The key division, then, is not between corporation and sect, but between hierarchical and distributed governance. Profit or not, explicitly “religious” or not, this is the division that matters. Because membership matters.

Relations within corporate structures are intrinsically cooperative. If the whole succeeds, members also succeed; if members can’t figure out how to get along, the corporation collapses. But a corporation’s relationships to outsiders are intrinsically antagonistic. And to be clear, employees and customers are outsiders, not members. Nor are participants in nonprofits who do not have voting rights. “Members” of a public radio station or the National Geographic Society are essentially subscribers—consumers of the products the corporation produces. Whatever the rhetoric about cooperative, win-win relationships between corporations and their employees or consumers, such arrangements are transitory and unstable.

Therefore, it is essential to understand the contradictory ends of consumers and the corporations that service them. By my reading, consumers want the freedom to create unique identities by their patterns of choosing. Corporations, in contrast, seek efficiency and predictability. Their end is monopoly: not to meet consumers’ wants, but to control their needs. Capitalism is discontent by design, a system of all but asphyxiated consumer satisfaction. Consumers want meaning through choices; corporations want the old soviet breadline.

We must also differentiate between the wants of employees and their corporations. Employees want safe and meaningful work on their own time, in their own environs, and by their own rules. They want the full fruit of their labor. (Or, perhaps what they really want is no work at all.) Corporate employers want commoditized labor: physical strength and intellect of their workers without their bothersome wills. They make accommodations when necessary—if employees have market power because of unique skills, if governments threaten regulations, if unions threaten strikes, or if mobs threaten revolt. These accommodations can look a lot like belonging. But if labor history has taught us anything, it is that those concessions evaporate when the threat is contained.

Consumer culture, which seems so solid, is actually a braid of opposing interests and mutually exclusive logics and goals. These differences matter. The coercive power of a group over an individual member is real, but different from the power of the corporation over the people it wishes to commodify. If I can borrow from Lofton’s boldness and take my own normative turn, it’s worth asking if one of these corporate forms is better than the other.

***

Consuming Religion offers many other productive avenues to explore. Most tantalizing is that other class of nonprofit corporation lurking in the shadows of Lofton’s book: the university. Academia is ripe for religious analysis. How do the corporations to which academics belong organize us and our scholarly work? Are disciplinary disagreements over proper terminology and methods really sectarian disputes in disguise? Are we the new holy warriors? What might the tools of religious studies tell us about this tangle of institutions and power, rules and resources that is our socializing context?

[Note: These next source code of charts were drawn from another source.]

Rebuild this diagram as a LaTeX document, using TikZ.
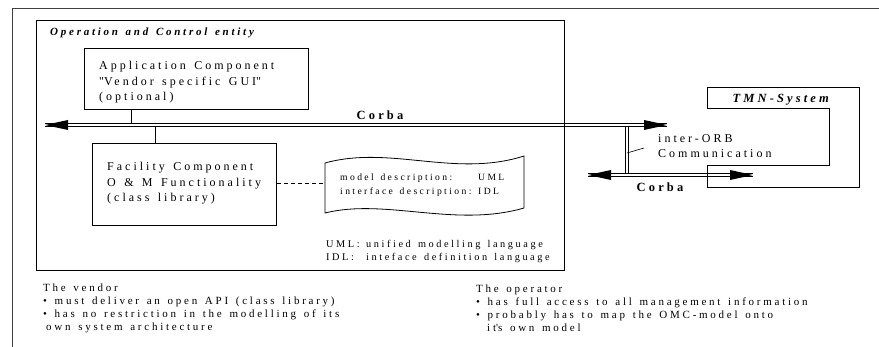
\documentclass[tikz,border=0pt]{standalone}
\usepackage{fontspec}
\setmainfont{Liberation Serif}[LetterSpace=25]
\usetikzlibrary{arrows.meta}
\newcommand{\wsp}{\spaceskip=0.7em plus 0.1em minus 0.05em\xspaceskip=0.7em\relax}

\begin{document}
\begin{tikzpicture}[x=1pt,y=-1pt,
  box/.style={draw,line width=0.9pt,inner sep=0pt},
  txt/.style={anchor=base west,inner sep=0pt,align=left,text width=#1,execute at begin node=\wsp},
  big/.style={font=\fontsize{12}{15.5}\selectfont},
  small/.style={font=\fontsize{10.3}{13}\selectfont},
  note/.style={font=\fontsize{11}{12.8}\selectfont},
  busline/.style={line width=0.8pt}]
\useasboundingbox (0,0) rectangle (879,347);
\clip (0,0) rectangle (879,347);
\draw [line width=0.9pt, black!75] (12,400) -- (12,8) -- (900,8);

\node [box, minimum width=528pt, minimum height=250pt, anchor=north west] (omc) at (36,20) {};
\node [txt=300pt, font=\fontsize{11}{13}\selectfont\bfseries\itshape] (omctitle) at (50,36) {Operation and Control entity};

\node [box, minimum width=224pt, minimum height=61pt, anchor=north west] (app) at (84,48) {};
\node [txt=200pt, big] (apptext) at (99,70) {Application Component\\\textquotedbl Vendor specific GUI\textquotedbl\\(optional)};

\node [box, minimum width=184pt, minimum height=82pt, anchor=north west] (fac) at (92,143) {};
\node [txt=170pt, big] (factext) at (107,171) {Facility Component\\O \& M Functionality\\(class library)};

\draw [line width=0.8pt] (325,213) -- (325,163) .. controls (390,145) and (455,178) .. (524,156)
  -- (524,208) .. controls (455,228) and (385,198) .. (325,213) -- cycle;
\coordinate (docW) at (325,183);
\node [txt=180pt, font=\fontsize{9.6}{14}\selectfont] (doctext) at (340,181) {\makebox[138pt][l]{model description:}UML\\\makebox[138pt][l]{interface description:}IDL};
\draw [dashed, dash pattern=on 4pt off 3pt] (fac.east |- docW) -- (docW);

\node [txt=240pt, small] (legend) at (326,248) {\makebox[40pt][l]{UML:}unified modelling language\\\makebox[40pt][l]{IDL:}inteface definition language};

\draw [line width=0.9pt] (707,87) -- (859,87) -- (859,187) -- (707,187) -- (707,165)
  -- (829,165) -- (829,108) -- (707,108) -- cycle;
\node [anchor=base east, inner sep=0pt, font=\fontsize{12.5}{14}\selectfont\bfseries\itshape] (tmn) at (829,103) {TMN-System};

\coordinate (busW) at (45,125);
\coordinate (busE) at (667,125);
\coordinate (tapA) at (131,125);
\coordinate (tapF) at (155,125);
\coordinate (orbN) at (627,125);
\coordinate (orbS) at (627,175);
\coordinate (lowW) at (588,175);
\coordinate (lowE) at (753,175);
\coordinate (orbleader) at (644,148);

\draw [line width=0.8pt] (app.south -| tapA) -- ([yshift=1.3pt]tapA);
\draw [line width=0.8pt] ([yshift=-1.3pt]tapF) -- (fac.north -| tapF);

\draw [busline] ([xshift=-1.3pt,yshift=-1.3pt]orbN) -- ([xshift=-1.3pt,yshift=1.3pt]orbS);
\draw [busline] ([xshift=1.3pt,yshift=-1.3pt]orbN) -- ([xshift=1.3pt,yshift=1.3pt]orbS);
\foreach \a/\b in {busW/busE,lowW/lowE}{
  \draw [busline] ([yshift=1.3pt]\a) -- ([yshift=1.3pt]\b);
  \draw [busline] ([yshift=-1.3pt]\a) -- ([yshift=-1.3pt]\b);
  \fill (\a) -- ++(23,-5) -- ++(0,10) -- cycle;
  \fill (\b) -- ++(-23,-5) -- ++(0,10) -- cycle;
}

\node [anchor=base, inner sep=0pt, font=\fontsize{12.5}{14}\selectfont\bfseries] (corbaup) at (380,120) {Corba};
\node [anchor=base, inner sep=0pt, font=\fontsize{12.5}{14}\selectfont\bfseries] (corbalow) at (660,192) {Corba};
\node [txt=130pt, font=\fontsize{12}{15}\selectfont] (orb) at (658,143) {inter-ORB\\Communication};
\draw [line width=0.6pt] (orbleader) -- (orbN |- 0,153);

\node [txt=340pt, note] (vendor) at (43,292) {The vendor\\%
\textbullet\ must deliver an open API (class library)\\%
\textbullet\ has no restriction in the modelling of its\\%
\hspace*{3pt}own system architecture};
\node [txt=390pt, note] (operator) at (476,293) {The operator\\%
\textbullet\ has full access to all management information\\%
\textbullet\ probably has to map the OMC-model onto\\%
\hspace*{11pt}it\textquotesingle s own model};

\end{tikzpicture}
\end{document}
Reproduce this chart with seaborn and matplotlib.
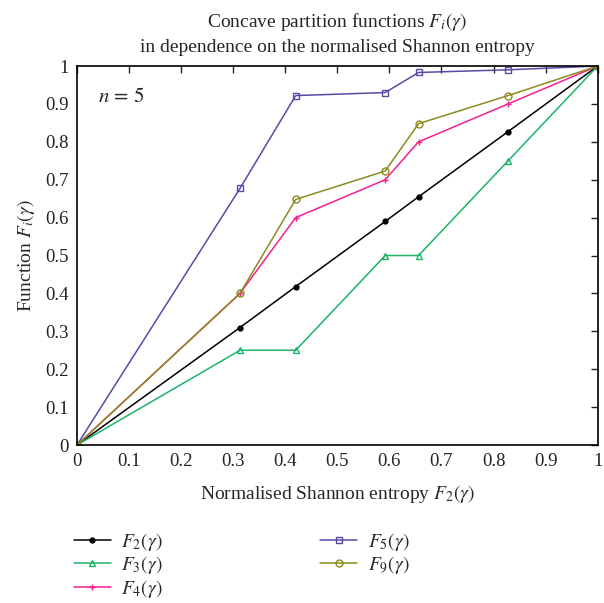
import pandas as pd
import numpy as np
import matplotlib
matplotlib.use("Agg")
import matplotlib.pyplot as plt
import seaborn as sns

# data
entropy = [0.0, 0.313, 0.42, 0.592, 0.656, 0.828, 1.0]
f2 = [0.0, 0.31, 0.418, 0.59, 0.655, 0.827, 1.0]
f3 = [0.0, 0.25, 0.25, 0.5, 0.5, 0.75, 1.0]
f4 = [0.0, 0.4, 0.6, 0.7, 0.8, 0.9, 1.0]
f5 = [0.0, 0.677, 0.922, 0.93, 0.983, 0.99, 1.0]
f9 = [0.0, 0.4, 0.648, 0.723, 0.848, 0.922, 1.0]

labels = [r"$F_2(\gamma)$", r"$F_3(\gamma)$", r"$F_4(\gamma)$", r"$F_5(\gamma)$", r"$F_9(\gamma)$"]
colors = ["#000000", "#1db368", "#f5208f", "#5a48a8", "#8c8a1c"]
markers = ["o", "^", "+", "s", "o"]
msizes = [3.5, 5, 5, 4, 5]
ticklabels = ["0", "0.1", "0.2", "0.3", "0.4", "0.5", "0.6", "0.7", "0.8", "0.9", "1"]

sns.set_theme(style="white")
plt.rcParams["font.family"] = ["Liberation Serif", "DejaVu Serif"]
plt.rcParams["mathtext.fontset"] = "stix"

fig = plt.figure(figsize=(6.04, 6.03), dpi=100)
ax = fig.add_axes([0.1275, 0.262, 0.862, 0.6285])

series = [f2, f3, f4, f5, f9]
for i, ys in enumerate(series):
    df = pd.DataFrame({"x": entropy, "y": ys})
    filled = i == 0
    sns.lineplot(data=df, x="x", y="y", ax=ax, color=colors[i], marker=markers[i],
                 markersize=msizes[i],
                 markerfacecolor=colors[i] if filled else "none",
                 markeredgecolor=colors[i], markeredgewidth=1.0,
                 linewidth=1.1, label=labels[i])

ax.set_xlim(0, 1)
ax.set_ylim(0, 1)
ax.set_xticks(np.arange(0, 1.01, 0.1))
ax.set_yticks(np.arange(0, 1.01, 0.1))
ax.set_xticklabels(ticklabels)
ax.set_yticklabels(ticklabels)
ax.tick_params(direction="in", length=5, width=1, top=True, right=True,
               labelsize=13.5, colors="#222222", pad=6)
for s in ax.spines.values():
    s.set_color("black")
    s.set_linewidth(1.2)

ax.set_xlabel(r"Normalised Shannon entropy $F_2(\gamma)$", fontsize=14, labelpad=9)
ax.set_ylabel(r"Function $F_i(\gamma)$", fontsize=14, labelpad=6)
ax.set_title("Concave partition functions $F_i(\\gamma)$\nin dependence on the normalised Shannon entropy",
             fontsize=14, pad=10, linespacing=1.5)
ax.text(0.04, 0.905, r"$n\,=\,5$", transform=ax.transAxes, fontsize=15)

ax.legend(loc="upper left", bbox_to_anchor=(-0.04, -0.18), ncol=2, frameon=False,
          fontsize=14, handlelength=1.9, columnspacing=8.1, labelspacing=0.08,
          handletextpad=0.55)

fig.savefig("out.png", dpi=100)
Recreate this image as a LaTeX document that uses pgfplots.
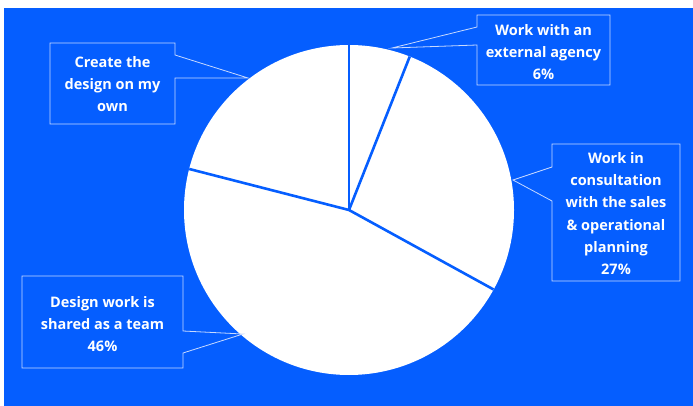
\documentclass[border=0pt]{standalone}
\usepackage{pgfplots}
\pgfplotsset{compat=1.18}
\usepackage{pgfplotstable}
\usepackage{fontspec}
\setmainfont{Open Sans}
\definecolor{bg}{RGB}{5,94,255}
\definecolor{boxline}{RGB}{200,218,255}

\pgfplotstableread{
share label
6 agency
27 consult
46 team
21 own
}\piedata
\pgfplotstablegetelem{0}{share}\of\piedata \let\vA\pgfplotsretval
\pgfplotstablegetelem{1}{share}\of\piedata \let\vB\pgfplotsretval
\pgfplotstablegetelem{2}{share}\of\piedata \let\vC\pgfplotsretval
\pgfmathsetmacro{\aA}{90}
\pgfmathsetmacro{\aB}{\aA-3.6*\vA}
\pgfmathsetmacro{\aC}{\aB-3.6*\vB}
\pgfmathsetmacro{\aD}{\aC-3.6*\vC}

\begin{document}
\begin{tikzpicture}
\begin{axis}[scale only axis, width=693pt, height=406pt,
  xmin=0, xmax=693, ymin=0, ymax=406, y dir=reverse,
  hide axis, clip=false]
\fill[white] (axis cs:0,0) rectangle (axis cs:693,406);
\fill[bg] (axis cs:4,8) rectangle (axis cs:693,406);
\fill[white] (axis cs:349,210) circle[radius=165pt];
\draw[bg, line width=2.6pt] (axis cs:349,210) -- ++(\aA:165pt);
\draw[bg, line width=2.6pt] (axis cs:349,210) -- ++(\aB:165pt);
\draw[bg, line width=2.6pt] (axis cs:349,210) -- ++(\aC:165pt);
\draw[bg, line width=2.6pt] (axis cs:349,210) -- ++(\aD:165pt);
% callouts
\draw[boxline, line width=0.8pt] (axis cs:50,43) -- (axis cs:175,43) -- (axis cs:175,55) -- (axis cs:248,78) -- (axis cs:175,78) -- (axis cs:175,124) -- (axis cs:50,124) -- cycle;
\draw[boxline, line width=0.8pt] (axis cs:477,15) -- (axis cs:610,15) -- (axis cs:610,85) -- (axis cs:477,85) -- (axis cs:477,45) -- (axis cs:392,48) -- (axis cs:477,27) -- cycle;
\draw[boxline, line width=0.8pt] (axis cs:552,144) -- (axis cs:680,144) -- (axis cs:680,281) -- (axis cs:552,281) -- (axis cs:552,201) -- (axis cs:513,180) -- (axis cs:552,167) -- cycle;
\draw[boxline, line width=0.8pt] (axis cs:22,276) -- (axis cs:183,276) -- (axis cs:183,331) -- (axis cs:243,334) -- (axis cs:183,353) -- (axis cs:183,368) -- (axis cs:22,368) -- cycle;
\tikzset{lbl/.style={text=white, font=\bfseries\fontsize{14.5}{22.3}\selectfont, align=center, inner sep=0pt}}
\node[lbl] at (axis cs:112.5,84) {Create the\\design on my\\own};
\node[lbl] at (axis cs:543.5,52) {Work with an\\external agency\\6\%};
\node[lbl] at (axis cs:616,213.5) {Work in\\consultation\\with the sales\\\& operational\\planning\\27\%};
\node[lbl] at (axis cs:102.5,324) {Design work is\\shared as a team\\46\%};
\end{axis}
\end{tikzpicture}
\end{document}
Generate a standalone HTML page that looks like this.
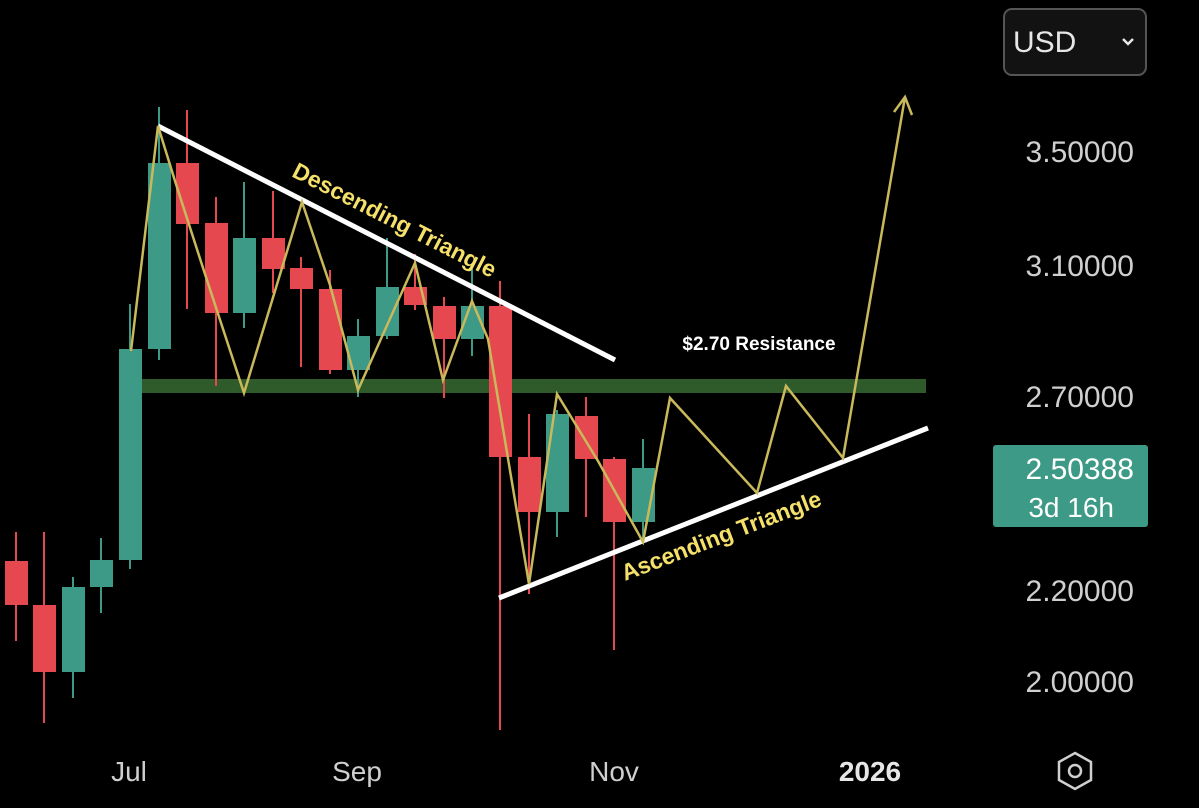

I am an archival historian. I tell stories. I have been shaped by certain institutions and professional norms. Am I making a sectarian declaration in these statements? I am a scholar without an institutional home. Am I a member of academia or am I merely being commodified by it?

Consuming Religion offers no new coherent frame to replace the old, no final definition of religion that ends discussion. It offers something much better. It reveals new worlds to explore and offers new tools to do that work. It is a new beginning. I can’t imagine that we will ever write our histories of religion (or consumer culture) the same.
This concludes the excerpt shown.